Cuando fui a Ixtla a principios de los 90, algunas capillas eran empleadas como cocinas, dormitorios o corrales. En la más bella de todas, conocida como “La Pinta” por sus murales, un vecino cuyo apellido se me escapa, aunque sé que se llamaba Úrsulo, guardaba a sus chivos todas las noches.

Un anciano campesino llamado José Olvera me contó una historia extraordinaria: “Los de antes decían que aquí iba a ser México, que el águila de los aztecas pasó primero por aquí y que los indios la corrieron a pedradas. Por eso ha pasado aquí tanta tragedia”.

Según el viejo cuando el águila fue ahuyentada llegaron varios años de sequía. Y por eso la gente del pueblo construyó las capillas: “Querían que nuestro Señor acabara la sequía y devolviera el tiempo de las nubes”.

Hace unos días iba de camino a San Miguel de Allende. Volví a tomar el camino de Ixtla: los cerros polvorientos junto al lecho seco del río. No había cambiado nada. Las mismas calles desiertas, los mismos perros flacos, las mismas sombras caminando a lo lejos.

Recordé a Rulfo: “El amanecer, la mañana, el mediodía, y la noche, siempre los mismos”. “Vivimos en una tierra en que todo se da… pero todo se da con acidez.

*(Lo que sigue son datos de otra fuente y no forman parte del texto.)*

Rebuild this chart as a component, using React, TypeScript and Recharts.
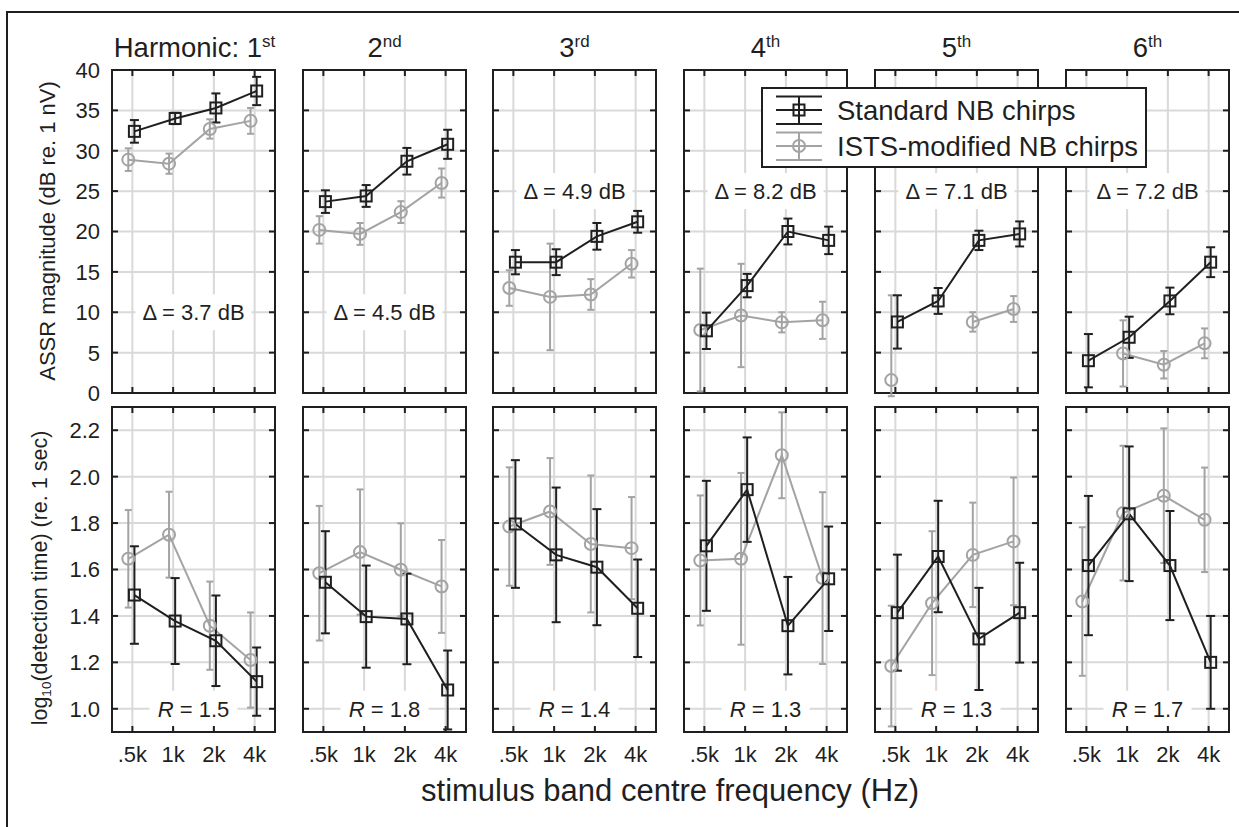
import React from 'react';
import { LineChart, Line, XAxis, YAxis, CartesianGrid, ErrorBar, ReferenceArea, ReferenceLine } from 'recharts';

// ---------- data ----------
const FREQ_LABELS = ['.5k', '1k', '2k', '4k'];
const HARMONIC_NUM = ['1', '2', '3', '4', '5', '6'];
const HARMONIC_SUFFIX = ['st', 'nd', 'rd', 'th', 'th', 'th'];
const SERIES_NAMES = ['Standard NB chirps', 'ISTS-modified NB chirps'];
const DELTA_LABELS = ['3.7', '4.5', '4.9', '8.2', '7.1', '7.2'];
const R_LABELS = ['1.5', '1.8', '1.4', '1.3', '1.3', '1.7'];
const DELTA_Y = [10, 10, 25, 25, 25, 25];
const AMP_TICKS = [0, 5, 10, 15, 20, 25, 30, 35, 40];
const DET_TICKS = [1.0, 1.2, 1.4, 1.6, 1.8, 2.0, 2.2];

// ASSR magnitude (dB re. 1 nV), one row per harmonic
const ampStd = [
  [32.4, 34.0, 35.3, 37.4],
  [23.7, 24.4, 28.7, 30.8],
  [16.2, 16.2, 19.4, 21.2],
  [7.7, 13.3, 20.0, 18.9],
  [8.8, 11.4, 18.9, 19.7],
  [4.0, 6.9, 11.4, 16.2],
];
const ampStdErr = [
  [1.4, 0.7, 1.8, 1.75],
  [1.4, 1.35, 1.65, 1.8],
  [1.5, 1.6, 1.65, 1.35],
  [2.25, 1.45, 1.6, 1.7],
  [3.3, 1.6, 1.2, 1.55],
  [3.3, 2.55, 1.65, 1.85],
];
const ampIsts = [
  [28.9, 28.4, 32.7, 33.7],
  [20.2, 19.7, 22.4, 26.0],
  [13.0, 11.9, 12.2, 16.0],
  [7.8, 9.6, 8.75, 9.0],
  [1.6, null, 8.8, 10.4],
  [null, 4.9, 3.5, 6.15],
];
// [lower, upper] where the bar is cut off by the panel edge
const ampIstsErr = [
  [1.4, 1.25, 1.2, 1.6],
  [1.7, 1.35, 1.35, 1.8],
  [2.2, 6.6, 1.9, 1.7],
  [7.6, 6.4, 1.25, 2.3],
  [[2.0, 10.5], null, 1.2, 1.6],
  [null, 4.1, 1.7, 1.85],
];

// log10(detection time)
const detStd = [
  [1.49, 1.378, 1.293, 1.117],
  [1.545, 1.397, 1.387, 1.081],
  [1.796, 1.663, 1.61, 1.433],
  [1.702, 1.944, 1.358, 1.56],
  [1.414, 1.656, 1.301, 1.414],
  [1.617, 1.84, 1.617, 1.2],
];
const detStdErr = [
  [0.21, 0.185, 0.195, 0.147],
  [0.22, 0.22, 0.195, 0.17],
  [0.275, 0.29, 0.25, 0.21],
  [0.28, 0.225, 0.21, 0.225],
  [0.25, 0.24, 0.22, 0.215],
  [0.3, 0.29, 0.235, 0.2],
];
const detIsts = [
  [1.646, 1.75, 1.358, 1.21],
  [1.584, 1.675, 1.599, 1.527],
  [1.785, 1.85, 1.71, 1.692],
  [1.639, 1.646, 2.092, 1.563],
  [1.184, 1.455, 1.663, 1.721],
  [1.462, 1.843, 1.918, 1.814],
];
const detIstsErr = [
  [0.21, 0.185, 0.19, 0.205],
  [0.29, 0.27, 0.2, 0.2],
  [0.255, 0.23, 0.295, 0.22],
  [0.28, 0.37, 0.185, 0.37],
  [0.26, 0.31, 0.225, 0.275],
  [0.32, 0.29, 0.29, 0.225],
];

// ---------- style / layout ----------
const FONT = '"Liberation Sans", Arial, Helvetica, sans-serif';
const INK = '#1f1f1f';
const GRAY = '#a3a3a3';
const GRID = '#d9d9d9';
const STD_DODGE = 0.05;
const ISTS_DODGE = -0.1;
const TICK_FS = 22;
const ANN_FS = 22;

const PANEL_LEFT = [112, 303, 493, 684, 875, 1066];
const PW = 163;
const ROW_TOP = [70, 407];
const ROW_H = [323, 325];
const YAXIS_W = 60;
const XAXIS_H = 30;
const MT = 20;
const MR = 10;
const MB = 10;

function buildSeries(vals: (number | null)[], errs: any[], offset: number) {
  return vals.map((v, i) => ({ x: i + offset, v, e: errs[i] }));
}

const squareDot = (p: any) => {
  const k = `sq-${p.index}`;
  if (p.cx == null || p.cy == null || p.value == null) return <g key={k} />;
  return <rect key={k} x={p.cx - 5.5} y={p.cy - 5.5} width={11} height={11} fill="none" stroke={INK} strokeWidth={2} />;
};
const circleDot = (p: any) => {
  const k = `ci-${p.index}`;
  if (p.cx == null || p.cy == null || p.value == null) return <g key={k} />;
  return <circle key={k} cx={p.cx} cy={p.cy} r={6} fill="none" stroke={GRAY} strokeWidth={2} />;
};

function Panel({ col, row }: { col: number; row: number }) {
  const isTop = row === 0;
  const plotH = ROW_H[row];
  const W = PW + YAXIS_W + MR;
  const H = plotH + MT + XAXIS_H + MB;
  const plotRight = YAXIS_W + PW;
  const domain: [number, number] = isTop ? [0, 40] : [0.9, 2.3];
  const ticks = isTop ? AMP_TICKS : DET_TICKS;
  const fmt = (v: number) => (isTop ? String(v) : v.toFixed(1));
  const std = isTop ? buildSeries(ampStd[col], ampStdErr[col], STD_DODGE) : buildSeries(detStd[col], detStdErr[col], STD_DODGE);
  const ists = isTop ? buildSeries(ampIsts[col], ampIstsErr[col], ISTS_DODGE) : buildSeries(detIsts[col], detIstsErr[col], ISTS_DODGE);
  const showY = col === 0;
  const showX = !isTop;

  const yTick = (p: any) => (
    <g key={`yt-${p.index}`}>
      <line x1={p.x} y1={p.y} x2={p.x + 6} y2={p.y} stroke={INK} strokeWidth={2} />
      <line x1={plotRight} y1={p.y} x2={plotRight - 6} y2={p.y} stroke={INK} strokeWidth={2} />
      {showY && (
        <text x={p.x - 12} y={p.y} dy="0.36em" textAnchor="end" fontFamily={FONT} fontSize={TICK_FS} fill={INK}>
          {fmt(p.payload.value)}
        </text>
      )}
    </g>
  );
  const xTick = (p: any) => (
    <g key={`xt-${p.index}`}>
      <line x1={p.x} y1={p.y} x2={p.x} y2={p.y - 6} stroke={INK} strokeWidth={2} />
      <line x1={p.x} y1={MT} x2={p.x} y2={MT + 6} stroke={INK} strokeWidth={2} />
      {showX && (
        <text x={p.x} y={p.y + 30} textAnchor="middle" fontFamily={FONT} fontSize={TICK_FS} fill={INK}>
          {FREQ_LABELS[p.index]}
        </text>
      )}
    </g>
  );

  const annLabel = (props: any) => {
    const vb = props.viewBox || {};
    const cx = vb.x + (vb.width || 0) / 2;
    const cy = vb.y;
    const boxW = isTop ? 116 : 88;
    return (
      <g>
        <rect x={cx - boxW / 2} y={cy - 18} width={boxW} height={36} fill="#ffffff" />
        <text x={cx} y={cy} dy="0.36em" textAnchor="middle" fontFamily={FONT} fontSize={ANN_FS} fill={INK}>
          {isTop ? (
            `\u0394 = ${DELTA_LABELS[col]} dB`
          ) : (
            <>
              <tspan fontStyle="italic">R</tspan>
              <tspan>{` = ${R_LABELS[col]}`}</tspan>
            </>
          )}
        </text>
      </g>
    );
  };

  return (
    <div style={{ position: 'absolute', left: PANEL_LEFT[col] - YAXIS_W, top: ROW_TOP[row] - MT }}>
      <LineChart width={W} height={H} margin={{ top: MT, right: MR, bottom: MB, left: 0 }}>
        <CartesianGrid stroke={GRID} strokeWidth={2} />
        <XAxis
          dataKey="x"
          type="number"
          domain={[-0.5, 3.5]}
          ticks={[0, 1, 2, 3]}
          allowDataOverflow
          interval={0}
          height={XAXIS_H}
          axisLine={false}
          tickLine={false}
          tickSize={0}
          tickMargin={0}
          tick={xTick}
        />
        <YAxis
          type="number"
          domain={domain}
          ticks={ticks}
          allowDataOverflow
          interval={0}
          width={YAXIS_W}
          axisLine={false}
          tickLine={false}
          tickSize={0}
          tickMargin={0}
          tick={yTick}
        />
        <ReferenceLine y={isTop ? DELTA_Y[col] : 1.0} stroke="none" label={annLabel} />
        <Line
          data={ists}
          dataKey="v"
          name={SERIES_NAMES[1]}
          stroke={GRAY}
          strokeWidth={2}
          dot={circleDot}
          activeDot={false}
          isAnimationActive={false}
          connectNulls={false}
        >
          <ErrorBar dataKey="e" width={3.5} stroke={GRAY} strokeWidth={2} direction="y" />
        </Line>
        <Line
          data={std}
          dataKey="v"
          name={SERIES_NAMES[0]}
          stroke={INK}
          strokeWidth={2}
          dot={squareDot}
          activeDot={false}
          isAnimationActive={false}
          connectNulls={false}
        >
          <ErrorBar dataKey="e" width={4.5} stroke={INK} strokeWidth={2} direction="y" />
        </Line>
        <ReferenceArea x1={-0.5} x2={3.5} y1={domain[0]} y2={domain[1]} fill="none" fillOpacity={0} stroke={INK} strokeWidth={2} />
      </LineChart>
    </div>
  );
}

function Overlay() {
  const legendX = 762;
  const legendY = 88;
  const items = [
    { name: SERIES_NAMES[0], color: INK, shape: 'square', cy: 110 },
    { name: SERIES_NAMES[1], color: GRAY, shape: 'circle', cy: 146 },
  ];
  return (
    <svg width={1239} height={827} style={{ position: 'absolute', left: 0, top: 0, pointerEvents: 'none' }}>
      {/* outer frame (left and top edges) */}
      <line x1={7} y1={12} x2={7} y2={827} stroke={INK} strokeWidth={2} />
      <line x1={6} y1={12} x2={1239} y2={12} stroke={INK} strokeWidth={2} />

      {/* column titles */}
      {HARMONIC_NUM.map((n, i) => (
        <text key={`t${i}`} x={PANEL_LEFT[i] + PW / 2 + (i === 0 ? 1 : 0)} y={57} textAnchor="middle" fontFamily={FONT} fontSize={27.5} fill={INK}>
          {i === 0 ? `Harmonic: ${n}` : n}
          <tspan fontSize={17} dy={-10}>{HARMONIC_SUFFIX[i]}</tspan>
        </text>
      ))}

      {/* y-axis titles */}
      <text x={55} y={231} transform="rotate(-90 55 231)" textAnchor="middle" fontFamily={FONT} fontSize={22} fill={INK}>
        ASSR magnitude (dB re. 1 nV)
      </text>
      <text x={47} y={578} transform="rotate(-90 47 578)" textAnchor="middle" fontFamily={FONT} fontSize={21.5} fill={INK}>
        log<tspan fontSize={13.5} dy={4}>10</tspan>
        <tspan dy={-4}>(detection time) (re. 1 sec)</tspan>
      </text>

      {/* x-axis title */}
      <text x={670} y={801} textAnchor="middle" fontFamily={FONT} fontSize={31} fill={INK}>
        stimulus band centre frequency (Hz)
      </text>

      {/* legend */}
      <rect x={legendX} y={legendY} width={384} height={79} fill="#ffffff" stroke={INK} strokeWidth={2} />
      {items.map((it, i) => (
        <g key={`lg${i}`}>
          <line x1={776} y1={it.cy - 13.5} x2={822} y2={it.cy - 13.5} stroke={it.color} strokeWidth={2} />
          <line x1={776} y1={it.cy} x2={822} y2={it.cy} stroke={it.color} strokeWidth={2} />
          <line x1={776} y1={it.cy + 14} x2={822} y2={it.cy + 14} stroke={it.color} strokeWidth={2} />
          <line x1={799} y1={it.cy - 13.5} x2={799} y2={it.cy + 14} stroke={it.color} strokeWidth={2} />
          {it.shape === 'square' ? (
            <rect x={793.5} y={it.cy - 5.5} width={11} height={11} fill="none" stroke={it.color} strokeWidth={2} />
          ) : (
            <circle cx={799} cy={it.cy} r={6} fill="none" stroke={it.color} strokeWidth={2} />
          )}
          <text x={837} y={it.cy + 10} fontFamily={FONT} fontSize={27.5} fill={INK}>
            {it.name}
          </text>
        </g>
      ))}
    </svg>
  );
}

export default function App() {
  return (
    <div style={{ position: 'absolute', left: 0, top: 0, width: 1239, height: 827, background: '#ffffff', overflow: 'hidden' }}>
      {[0, 1].map((row) => HARMONIC_NUM.map((_, col) => <Panel key={`p${row}-${col}`} col={col} row={row} />))}
      <Overlay />
    </div>
  );
}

Estamos condenados a eso”.

En el año 2000 el INAH había restaurado “La Pinta”. Un vecino, Eutimio Sánchez, me dejó entrar a verla. Me emocionó la belleza de los desvaídos murales en que se representa La Pasión.

Todo lo demás, casi todo lo demás, eran ruinas y piedras. Subí por los cerros buscando esas sombras del pasado. Me contaron que, en la época virreinal, en Ixtla vivían partidas de ladrones que asaltaban las conductas de plata que venían de Guanajuato: que esa plata robada fue la convirtió el pueblo en un prodigio barroco de catedrales en miniatura.

Ahora, al igual que en aquella visita de hace 30 años, solo aparecieron los restos, las piedras de unas cuantas capillas desmoronadas por el tiempo: los espectros de su planta rectangular, de sus arcos de medio punto, de sus bóvedas de arista y sus aplanados de estuco.

Volví a pensar en Rulfo: “(Aquí) nadie podrá alzar sus ojos al cielo sin sentirlos sucios de vergüenza”.

Salí del pueblo con pesar. Porque tarde o temprano la maldición rulfiana va a cumplirse: “Nada puede durar tanto, no existe recuerdo por intenso que sea que no se apague”, y a nadie parece importarle.

Pasarán 30 años más y un día solo quedarán el polvo, y las piedras.